Soon after troops seized the pocket, an Israeli army commander had said troops might remain in place for "days, weeks or months." Yet the soldiers were pulled out just several hours after Powell called the Israeli action "excessive."

Sharon's aides denied there had been a hasty about-face following the U.S. condemnation, the harshest rebuke of Israel since President Bush took office three months ago.

The decision to withdraw was made at a time when Powell was still "sleeping the sleep of the just" in Washington, said Sharon adviser Raanan Gissin. The army said the Israeli brigadier general who spoke of a possibly extended stay of troops in the Palestinian-controlled area had "exceeded his authority."

But legislators from both the dovish opposition and right-wing parties accused Sharon of unfairly shifting the blame to the army officer to avoid the appearance of having succumbed to U.S. pressure.

"Sharon is covering up an operational failure," said Shaul Yahalom of the right-wing National Religious Party. "Instead of admitting he withdrew under American pressure he shifts the blame to .. Naveh."

Jewish settlers in the Gaza Strip, whose communities have frequently been targeted by Palestinian mortars, complained that Sharon has not lived up to his promise to restore security.

Yossi Yered, whose infant son was injured in a mortar attack on a Gaza settlement earlier this month, said troops should not have withdrawn from the Palestinian area.

"Where is the feeling of security?" asked Yered. "They (government officials) talk, talk, talk and when finally they do something, they back down with their tail between their legs."

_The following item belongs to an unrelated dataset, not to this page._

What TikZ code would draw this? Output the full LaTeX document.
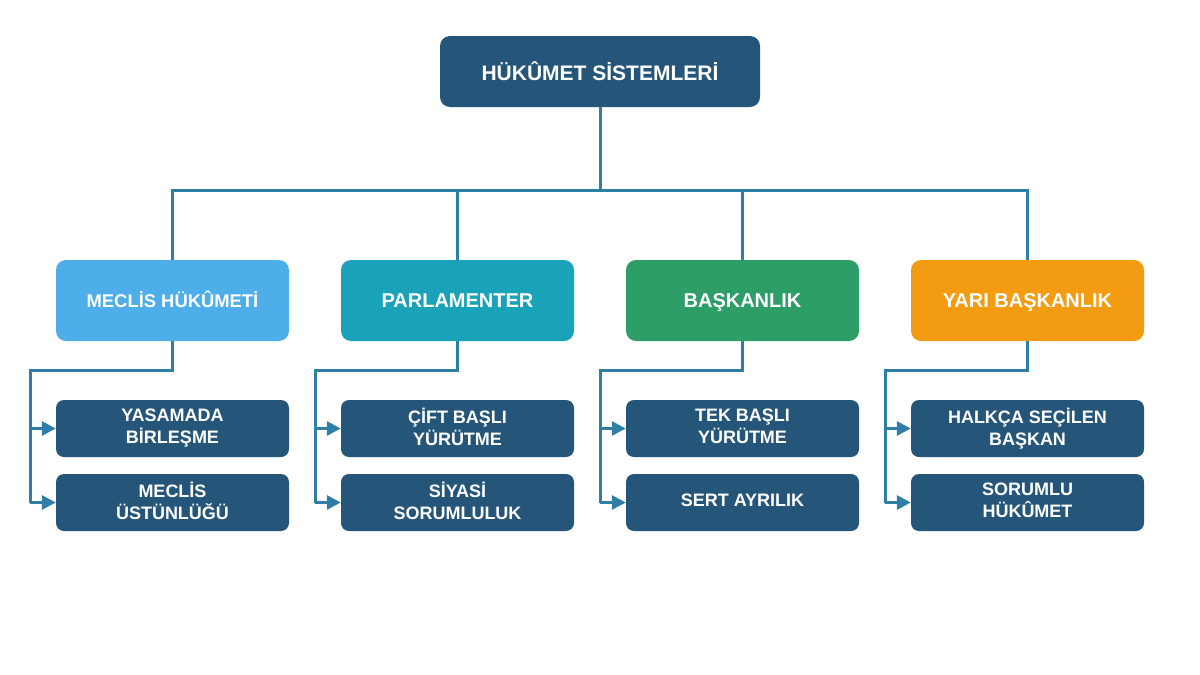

Military commentators called the army's incursion a resounding failure because it did not prevent more mortar fire and deprived Israel of a major option.

"It (the takeover of Palestinian positions) wasn't planned to be just 24 hours, despite all that has been said," said Roni Daniel, the military correspondent for Israel Channel 2 TV. "The Palestinians know that there is no longer an (Israeli) option of going in and occupying areas they control. A card has been lost."